I have written the following code in Fortran 90, available upon request by email.

Anisotropic Elastic Field for an elliptical crack. The code is based on the analytical solution obtained by Sih and Liebowitz (1968). One needs to specify the elastic parameters (when a different orientation is used, they have to be adjusted), and the position relative to the crack tip.

Anisotropic Elastic Field for an edge dislocation. The code is based on the analytical solution obtained by the Stroh formalism (Stroh, 1968). The complete expressions can be found in the classical book of Ting (Anisotropic Elasticity: Theory And Applications). One needs to specify the elastic parameters, the Burgers vector, and position relative to the dislocation core.

The Green's functions of the anisotropic elastostatics model, based on the algorithm of Barnett (1972); and the lattice statics Green's functions, which is computed with an integration over the first Brillouin zone.

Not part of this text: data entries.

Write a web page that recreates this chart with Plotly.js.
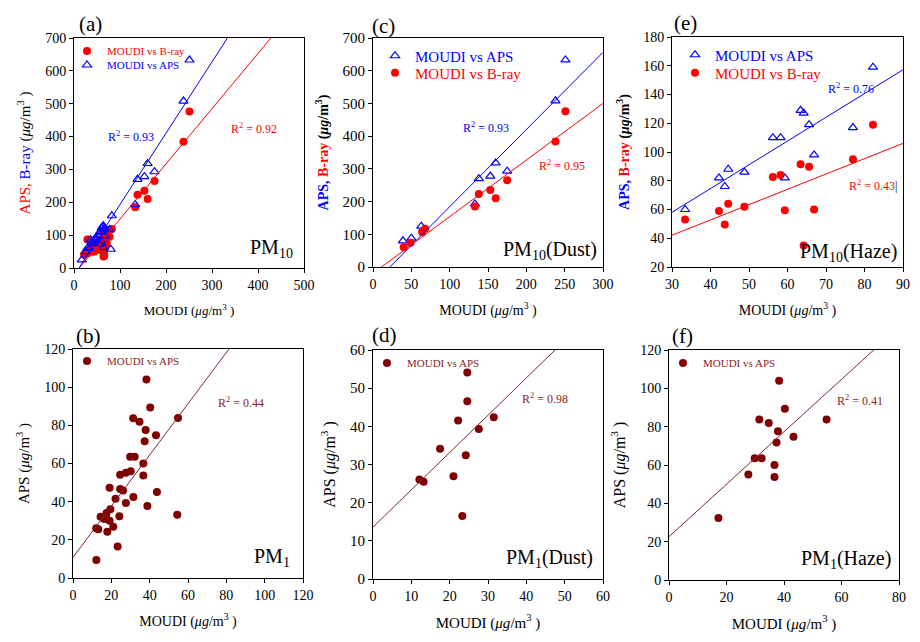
<!DOCTYPE html>
<html><head><meta charset="utf-8">
<script src="https://cdn.plot.ly/plotly-3.0.1.min.js"></script>
<style>html,body{margin:0;padding:0;background:#fff}#chart{width:920px;height:642px}</style>
</head><body><div id="chart"></div>
<script>
// ---------------- DATA ----------------
// PM10, dust days (panel c)
const dustMoudiAPS10 = [39, 50, 63, 133, 138, 153, 160, 175, 238, 251];
const dustAPS10      = [80, 88, 125, 193, 270, 278, 318, 293, 508, 633];
const dustMoudiBray10 = [40, 49, 64, 68, 133, 138, 153, 160, 175, 238, 251];
const dustBray10      = [60, 74, 107, 117, 185, 223, 235, 210, 265, 384, 476];
// PM10, haze days (panel e)
const hazeMoudi10 = [33.4, 42.2, 43.7, 44.6, 48.8, 56.2, 58.2, 59.3, 63.4, 64.2, 65.6, 66.9, 77.0, 82.2];
const hazeAPS10   = [60, 82, 76, 88, 86, 110, 110, 82, 129, 127, 119, 98, 117, 159];
const hazeBray10  = [53, 59, 49.5, 64, 62, 82.6, 84, 59.5, 91.4, 35, 89.8, 60, 95, 119];
// PM10, other days (only in panel a)
const otherMoudiAPS10 = [17, 25, 29, 36, 48, 55, 60, 62, 68, 64, 80];
const otherAPS10      = [25, 50, 60, 86, 92, 73, 121, 110, 116, 63, 57];
const otherMoudiBray10 = [22, 29, 30, 38, 45.6, 49, 56.5, 65, 66, 71];
const otherBray10      = [40, 87, 45, 50, 55, 68, 55, 45, 38, 75];
// PM1, dust days (panel d)
const dustMoudi1 = [12.1, 13.2, 17.5, 21.0, 22.2, 23.3, 24.2, 24.6, 24.6, 27.6, 31.5];
const dustAPS1   = [26.1, 25.5, 34.1, 26.9, 41.5, 16.5, 32.4, 54.1, 46.6, 39.3, 42.4];
// PM1, haze days (panel f)
const hazeMoudi1 = [17.2, 27.6, 29.8, 32.2, 31.4, 34.7, 36.7, 36.7, 37.4, 37.9, 38.3, 40.3, 43.3, 54.8];
const hazeAPS1   = [32.3, 55.1, 63.5, 63.5, 83.7, 81.9, 53.7, 60, 71.7, 77.6, 104, 89.4, 74.8, 83.8];
// PM1, other days (only in panel b)
const otherMoudi1 = [30.1, 19.1, 26.1, 43.8, 38.8, 19.5, 14.4, 16.2, 19.1, 17.9, 12.2, 54.4];
const otherAPS1   = [55.9, 47.3, 45.8, 45.1, 37.7, 36, 32.1, 30.9, 30, 24.3, 9.4, 33.1];
// Linear fits: panel a (B-ray, APS), c (APS, B-ray), e (APS, B-ray), b, d, f
const fitPanels    = ['a', 'a', 'c', 'c', 'e', 'e', 'b', 'd', 'f'];
const fitSeries    = ['B-ray', 'APS', 'APS', 'B-ray', 'APS', 'B-ray', 'APS', 'APS', 'APS'];
const fitSlope     = [1.68, 2.17, 2.36, 1.73, 1.652, 1.065, 1.342, 0.977, 1.368];
const fitIntercept = [-18.9, -23.7, -51.8, -19.0, 8.5, 10.15, 10.8, 13.6, 22.6];
const fitR2        = ['0.92', '0.93', '0.93', '0.95', '0.76', '0.43', '0.44', '0.98', '0.41'];
// Axis ranges
const xRanges = {a: [0, 500], c: [0, 300], e: [30, 90], b: [0, 120], d: [0, 60], f: [0, 80]};
const yRanges = {a: [0, 700], c: [0, 700], e: [20, 180], b: [0, 120], d: [0, 60], f: [0, 120]};

// ---------------- BUILD ----------------
const W = 920, H = 642;
const px = v => v / W, py = v => 1 - v / H;
const RED = '#ff0000', BLUE = '#0000ff', MAROON = '#800000', MLINE = '#7a2a2a', MTEXT = '#8b2525';
const FONT = 'Liberation Serif';
const axisId = {a: ['x', 'y'], c: ['x2', 'y2'], e: ['x3', 'y3'], b: ['x4', 'y4'], d: ['x5', 'y5'], f: ['x6', 'y6']};
const cat = (...arrs) => [].concat(...arrs);

const traces = [];
function pts(panel, x, y, kind, legendId, name, color) {
  const [xa, ya] = axisId[panel];
  traces.push({
    type: 'scatter', mode: 'markers', x, y, xaxis: xa, yaxis: ya,
    name, legend: legendId, showlegend: true, cliponaxis: true,
    marker: kind === 'tri'
      ? {symbol: 'triangle-up-open', size: 8, color: color, line: {width: 1.2, color: color}}
      : {symbol: 'circle', size: 8, color: color}
  });
}
// panel a
pts('a', cat(dustMoudiBray10, hazeMoudi10, otherMoudiBray10), cat(dustBray10, hazeBray10, otherBray10), 'dot', 'legend', 'MOUDI vs B-ray', RED);
pts('a', cat(dustMoudiAPS10, hazeMoudi10, otherMoudiAPS10), cat(dustAPS10, hazeAPS10, otherAPS10), 'tri', 'legend2', 'MOUDI vs APS', BLUE);
// panel c
pts('c', dustMoudiAPS10, dustAPS10, 'tri', 'legend3', 'MOUDI vs APS', BLUE);
pts('c', dustMoudiBray10, dustBray10, 'dot', 'legend4', 'MOUDI vs B-ray', RED);
// panel e
pts('e', hazeMoudi10, hazeAPS10, 'tri', 'legend5', 'MOUDI vs APS', BLUE);
pts('e', hazeMoudi10, hazeBray10, 'dot', 'legend6', 'MOUDI vs B-ray', RED);
// panels b d f
pts('b', cat(dustMoudi1, hazeMoudi1, otherMoudi1), cat(dustAPS1, hazeAPS1, otherAPS1), 'dot', 'legend7', 'MOUDI vs APS', MAROON);
pts('d', dustMoudi1, dustAPS1, 'dot', 'legend8', 'MOUDI vs APS', MAROON);
pts('f', hazeMoudi1, hazeAPS1, 'dot', 'legend9', 'MOUDI vs APS', MAROON);

// fit lines
fitPanels.forEach((p, i) => {
  const [xa, ya] = axisId[p];
  const xr = xRanges[p];
  const color = fitSeries[i] === 'B-ray' ? RED : (['b', 'd', 'f'].includes(p) ? MLINE : BLUE);
  traces.push({
    type: 'scatter', mode: 'lines', xaxis: xa, yaxis: ya, showlegend: false,
    x: xr, y: xr.map(v => fitSlope[i] * v + fitIntercept[i]),
    line: {color, width: 1}
  });
});

// ---------------- LAYOUT ----------------
const geom = {
  a: {x: [74, 304], y: [268, 38], dx: 100, dy: 100, tf: 14, yf: 14},
  c: {x: [373, 603], y: [267, 38], dx: 50, dy: 100, tf: 14, yf: 15},
  e: {x: [672, 903], y: [267, 37], dx: 10, dy: 20, tf: 14, yf: 14},
  b: {x: [73, 303], y: [578, 349], dx: 20, dy: 20, tf: 14, yf: 14},
  d: {x: [373, 603], y: [579, 350], dx: 10, dy: 10, tf: 14, yf: 15},
  f: {x: [669, 899], y: [580, 350], dx: 20, dy: 20, tf: 14, yf: 14}
};
const unit = '(<i>μg</i>/m<sup>3</sup> )';
const yTitles = {
  a: {text: '<span style="color:#ff0000">APS,</span> <span style="color:#0000ff">B-ray</span> ' + unit, size: 15},
  c: {text: '<b><span style="color:#0000ff">APS,</span> <span style="color:#ff0000">B-ray</span> (<i>μg</i>/m<sup>3</sup>)</b>', size: 14},
  e: {text: '<b><span style="color:#0000ff">APS,</span> <span style="color:#ff0000">B-ray</span> (<i>μg</i>/m<sup>3</sup>)</b>', size: 14},
  b: {text: 'APS ' + unit, size: 15},
  d: {text: 'APS ' + unit, size: 16},
  f: {text: 'APS ' + unit, size: 16}
};
const xTitleSize = {a: 13, c: 14, e: 14, b: 14, d: 15, f: 15};

const layout = {
  width: W, height: H, margin: {l: 0, r: 0, t: 0, b: 0},
  paper_bgcolor: '#fff', plot_bgcolor: '#fff',
  font: {family: FONT, color: '#000'},
  showlegend: true, annotations: []
};
const baseAxis = {
  showline: true, linecolor: '#000', linewidth: 1, mirror: true,
  ticks: 'outside', ticklen: 4, tickcolor: '#000', tickwidth: 1,
  showgrid: false, zeroline: false, automargin: false, fixedrange: true
};
Object.keys(geom).forEach(p => {
  const g = geom[p];
  const [xa, ya] = axisId[p];
  const xk = xa === 'x' ? 'xaxis' : 'xaxis' + xa.slice(1);
  const yk = ya === 'y' ? 'yaxis' : 'yaxis' + ya.slice(1);
  layout[xk] = Object.assign({}, baseAxis, {
    domain: [px(g.x[0]), px(g.x[1])], anchor: ya, range: xRanges[p], dtick: g.dx, tick0: 0,
    tickfont: {family: FONT, size: g.tf, color: '#000'},
    title: {text: 'MOUDI ' + unit, font: {family: FONT, size: xTitleSize[p], color: '#000'}, standoff: 14}
  });
  layout[yk] = Object.assign({}, baseAxis, {
    domain: [py(g.y[0]), py(g.y[1])], anchor: xa, range: yRanges[p], dtick: g.dy, tick0: 0,
    tickfont: {family: FONT, size: g.yf, color: '#000'},
    title: {text: yTitles[p].text, font: {family: FONT, size: yTitles[p].size, color: '#000'}, standoff: 10}
  });
});

// legends (one entry each, so rows can be placed like the original)
const legendPos = {
  legend: [67, 51, 11, RED], legend2: [67, 65, 11, BLUE],
  legend3: [375, 56, 15, BLUE], legend4: [375, 73, 15, RED],
  legend5: [675, 55, 15, BLUE], legend6: [675, 73, 15, RED],
  legend7: [67, 361, 11, MTEXT], legend8: [367, 363, 11, MTEXT], legend9: [663, 363, 11, MTEXT]
};
Object.keys(legendPos).forEach(k => {
  const [lx, ly, fs, col] = legendPos[k];
  layout[k] = {x: px(lx), y: py(ly), xanchor: 'left', yanchor: 'middle', bgcolor: 'rgba(0,0,0,0)',
    borderwidth: 0, font: {family: FONT, size: fs, color: col}, itemclick: false, itemdoubleclick: false};
});

// panel letters
const letters = [['(a)', 77, 24], ['(c)', 370, 26], ['(e)', 672, 23], ['(b)', 74, 336], ['(d)', 370, 335], ['(f)', 670, 336]];
letters.forEach(([t, x, y]) => layout.annotations.push({
  text: t, xref: 'paper', yref: 'paper', x: px(x), y: py(y), xanchor: 'left', yanchor: 'middle',
  showarrow: false, font: {family: FONT, size: 21, color: '#000'}
}));
// PM labels
const pmLabels = [
  ['a', 'PM<sub>10</sub>', 0.962, 0.085], ['c', 'PM<sub>10</sub>(Dust)', 0.983, 0.07], ['e', 'PM<sub>10</sub>(Haze)', 0.983, 0.065],
  ['b', 'PM<sub>1</sub>', 0.952, 0.09], ['d', 'PM<sub>1</sub>(Dust)', 0.965, 0.09], ['f', 'PM<sub>1</sub>(Haze)', 0.974, 0.09]
];
pmLabels.forEach(([p, t, x, y]) => {
  const [xa, ya] = axisId[p];
  layout.annotations.push({text: t, xref: xa + ' domain', yref: ya + ' domain', x, y,
    xanchor: 'right', yanchor: 'middle', showarrow: false, font: {family: FONT, size: 20, color: '#000'}});
});
// R² labels (data coordinates)
const r2Pos = [[391, 426], [124, 399], [147, 425], [246, 309], [76.5, 144.5], [82.2, 77], [87.6, 92.2], [44.9, 47.2], [66.4, 93.4]];
fitPanels.forEach((p, i) => {
  const [xa, ya] = axisId[p];
  const col = fitSeries[i] === 'B-ray' ? RED : (['b', 'd', 'f'].includes(p) ? MTEXT : BLUE);
  const extra = (p === 'e' && fitSeries[i] === 'B-ray') ? '<span style="color:#000">|</span>' : '';
  layout.annotations.push({text: 'R<sup>2</sup> = ' + fitR2[i] + extra, xref: xa, yref: ya, x: r2Pos[i][0], y: r2Pos[i][1],
    xanchor: 'center', yanchor: 'middle', showarrow: false, font: {family: FONT, size: 12, color: col}});
});

Plotly.newPlot('chart', traces, layout, {staticPlot: true, displayModeBar: false});
</script></body></html>
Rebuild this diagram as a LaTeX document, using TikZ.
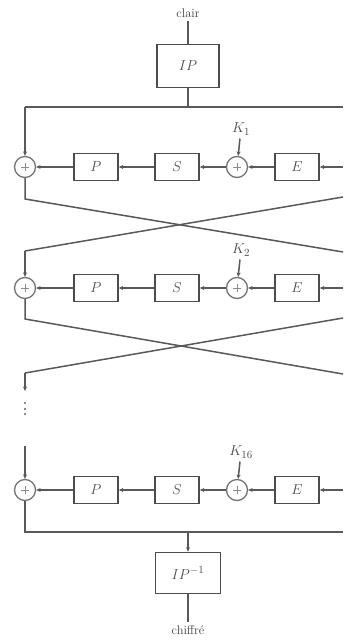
\documentclass[tikz,border=0pt]{standalone}
\usetikzlibrary{arrows.meta}
\begin{document}
\begin{tikzpicture}[x=1pt,y=-1pt,
  wire/.style={draw=black!65, line width=1.5pt},
  ar/.style={-{Stealth[length=4.5pt,width=4pt]}},
  box/.style={draw=black!70, line width=1.6pt, minimum width=44pt, minimum height=27pt, inner sep=0pt, text=black!70, font=\fontsize{15}{17}\selectfont},
  xor/.style={circle, draw=black!55, line width=1.3pt, minimum size=21pt, inner sep=0pt,
    path picture={\draw[black!45,line width=0.9pt] ([xshift=-4pt]path picture bounding box.center) -- ([xshift=4pt]path picture bounding box.center)
      ([yshift=-4pt]path picture bounding box.center) -- ([yshift=4pt]path picture bounding box.center);}},
  lab/.style={text=black!75, font=\fontsize{12.5}{14}\selectfont},
  klab/.style={text=black!70, font=\fontsize{15}{17}\selectfont},
  dotsbox/.style={minimum width=3pt, minimum height=16pt, inner sep=0pt,
    path picture={\draw[black!45, line width=1.3pt, dash pattern=on 2pt off 3.5pt] (path picture bounding box.north) -- (path picture bounding box.south);}}]
\useasboundingbox (0,0) rectangle (343,642);
% input
\node[lab] (clair) at (188,13) {clair};
\node[box, minimum width=62pt, minimum height=43pt] (ip) at (188,66) {$IP$};
\coordinate (top) at (188,107);
\coordinate (tl) at (25,107);
\coordinate (tr) at (343,107);
\draw[wire] (clair) -- (ip);
\draw[wire] (ip) -- (top);
\draw[wire] (tl) -- (tr);
% rounds
\foreach \y/\k/\n in {167/1/a, 288/2/b, 490/16/c}{
  \node[xor] (x0\n) at (25,\y) {};
  \node[box] (p\n) at (96,\y) {$P$};
  \node[box] (s\n) at (177,\y) {$S$};
  \node[xor] (x1\n) at (237,\y) {};
  \node[box] (e\n) at (297,\y) {$E$};
  \coordinate (r\n) at (343,\y);
  \node[klab] (k\n) at (241,\y-38) {$K_{\k}$};
  \draw[wire,ar] (k\n) -- (x1\n);
  \draw[wire,ar] (r\n) -- (e\n);
  \draw[wire,ar] (e\n) -- (x1\n);
  \draw[wire,ar] (x1\n) -- (s\n);
  \draw[wire,ar] (s\n) -- (p\n);
  \draw[wire,ar] (p\n) -- (x0\n);
}
\draw[wire,ar] (tl) -- (x0a);
% crossing 1
\coordinate (c1l) at (25,199);
\coordinate (c1r) at (343,252);
\coordinate (c1rr) at (343,197);
\coordinate (c1ll) at (25,251);
\draw[wire] (x0a) -- (c1l) -- (c1r);
\draw[wire] (c1rr) -- (c1ll);
\draw[wire,ar] (c1ll) -- (x0b);
% crossing 2
\coordinate (c2l) at (25,319);
\coordinate (c2r) at (343,374);
\coordinate (c2rr) at (343,318);
\coordinate (c2ll) at (25,373);
\coordinate (c2d) at (25,391);
\draw[wire] (x0b) -- (c2l) -- (c2r);
\draw[wire] (c2rr) -- (c2ll);
\draw[wire,ar] (c2ll) -- (c2d);
\node[dotsbox] (dots) at (25,410) {};
\coordinate (d2) at (25,446);
\draw[wire,ar] (d2) -- (x0c);
% output
\coordinate (bl) at (25,532);
\coordinate (br) at (343,532);
\coordinate (bm) at (188,532);
\draw[wire] (x0c) -- (bl) -- (br);
\node[box, minimum width=65pt, minimum height=41pt] (ipi) at (188,573) {$IP^{-1}$};
\draw[wire,ar] (bm) -- (ipi);
\node[lab] (chif) at (188,630) {chiffré};
\draw[wire] (ipi) -- (chif);
\end{tikzpicture}
\end{document}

The codes were tested for iron and aluminum system.

Atomsitic simulation of brittle cracks with rigid and absorbing boundary conditions. The system is iron-alpha. The details are described in the paper (Li 2009) .

Atomsitic simulation of a single edge dislocation with rigid and absorbing boundary conditions. The system is iron-alpha. The details are described in the paper (Li 2009) .

The lattice dynamics Green's functions for a given frequency, the imaginary part of which is computed with an integration over the first Brillouin zone. The real part is reconstructed by Kramer-Kronig relation. The codes were tested for iron-alpha systems.